» **Records for processing**
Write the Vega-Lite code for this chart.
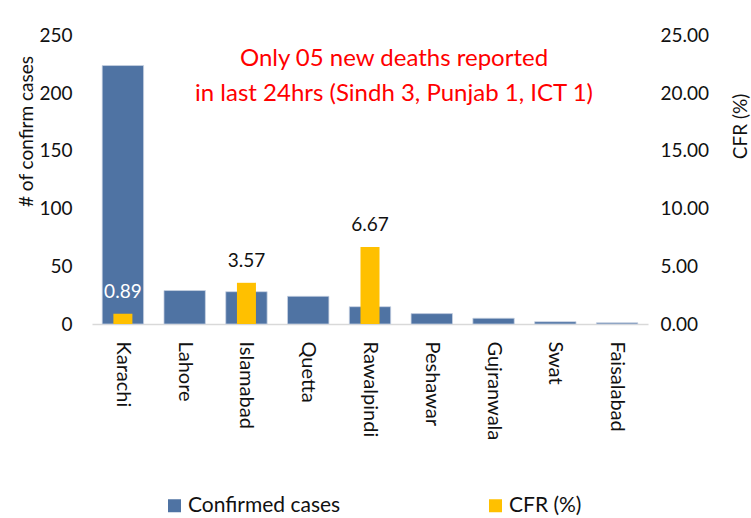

--

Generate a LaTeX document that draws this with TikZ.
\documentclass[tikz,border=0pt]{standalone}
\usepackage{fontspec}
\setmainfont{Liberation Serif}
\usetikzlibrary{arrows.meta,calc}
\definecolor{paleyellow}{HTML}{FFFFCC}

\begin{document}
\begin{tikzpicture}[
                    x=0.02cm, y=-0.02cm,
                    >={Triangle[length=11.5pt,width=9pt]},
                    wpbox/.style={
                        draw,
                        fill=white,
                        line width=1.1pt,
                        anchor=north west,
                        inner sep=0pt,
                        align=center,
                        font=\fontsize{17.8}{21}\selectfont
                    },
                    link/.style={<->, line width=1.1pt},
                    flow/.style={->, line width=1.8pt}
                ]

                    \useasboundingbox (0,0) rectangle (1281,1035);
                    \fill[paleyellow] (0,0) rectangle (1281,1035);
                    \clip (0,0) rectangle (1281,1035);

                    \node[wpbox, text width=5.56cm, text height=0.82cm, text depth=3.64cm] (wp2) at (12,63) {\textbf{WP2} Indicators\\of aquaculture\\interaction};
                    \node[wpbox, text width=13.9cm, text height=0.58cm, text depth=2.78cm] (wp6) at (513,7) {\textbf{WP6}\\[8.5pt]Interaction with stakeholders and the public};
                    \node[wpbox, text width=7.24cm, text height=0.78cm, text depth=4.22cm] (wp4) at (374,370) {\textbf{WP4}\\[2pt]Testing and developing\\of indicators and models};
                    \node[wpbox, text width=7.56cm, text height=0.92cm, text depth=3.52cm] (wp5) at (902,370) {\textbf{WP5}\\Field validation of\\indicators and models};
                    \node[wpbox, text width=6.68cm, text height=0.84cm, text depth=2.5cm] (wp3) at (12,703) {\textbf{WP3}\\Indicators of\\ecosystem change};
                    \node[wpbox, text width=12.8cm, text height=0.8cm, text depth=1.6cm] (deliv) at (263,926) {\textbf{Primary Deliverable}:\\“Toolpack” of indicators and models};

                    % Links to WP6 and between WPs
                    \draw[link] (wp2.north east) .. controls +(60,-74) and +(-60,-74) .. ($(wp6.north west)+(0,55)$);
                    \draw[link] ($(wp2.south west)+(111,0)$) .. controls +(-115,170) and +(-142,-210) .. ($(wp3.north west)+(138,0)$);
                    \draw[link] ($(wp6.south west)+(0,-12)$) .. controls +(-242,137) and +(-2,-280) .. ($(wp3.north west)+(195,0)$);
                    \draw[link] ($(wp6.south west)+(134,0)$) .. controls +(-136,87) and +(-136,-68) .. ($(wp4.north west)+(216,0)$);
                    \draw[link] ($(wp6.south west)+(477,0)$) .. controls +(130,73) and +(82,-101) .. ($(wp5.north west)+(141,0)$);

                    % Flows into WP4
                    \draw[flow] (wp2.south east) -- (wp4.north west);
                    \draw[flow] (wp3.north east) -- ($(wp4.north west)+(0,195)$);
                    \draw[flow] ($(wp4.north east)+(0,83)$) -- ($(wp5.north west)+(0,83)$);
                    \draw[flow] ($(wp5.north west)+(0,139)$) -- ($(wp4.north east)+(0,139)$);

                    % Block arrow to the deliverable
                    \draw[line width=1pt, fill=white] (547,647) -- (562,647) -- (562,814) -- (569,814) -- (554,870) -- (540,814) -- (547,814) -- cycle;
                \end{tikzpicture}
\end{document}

» **Instructions to follow**
Copy out every line of the material above that mentions the word "with".

» **Completed task**
Generate a LaTeX document that draws this with TikZ.
                    \node[wpbox, text width=13.9cm, text height=0.58cm, text depth=2.78cm] (wp6) at (513,7) {\textbf{WP6}\\[8.5pt]Interaction with stakeholders and the public};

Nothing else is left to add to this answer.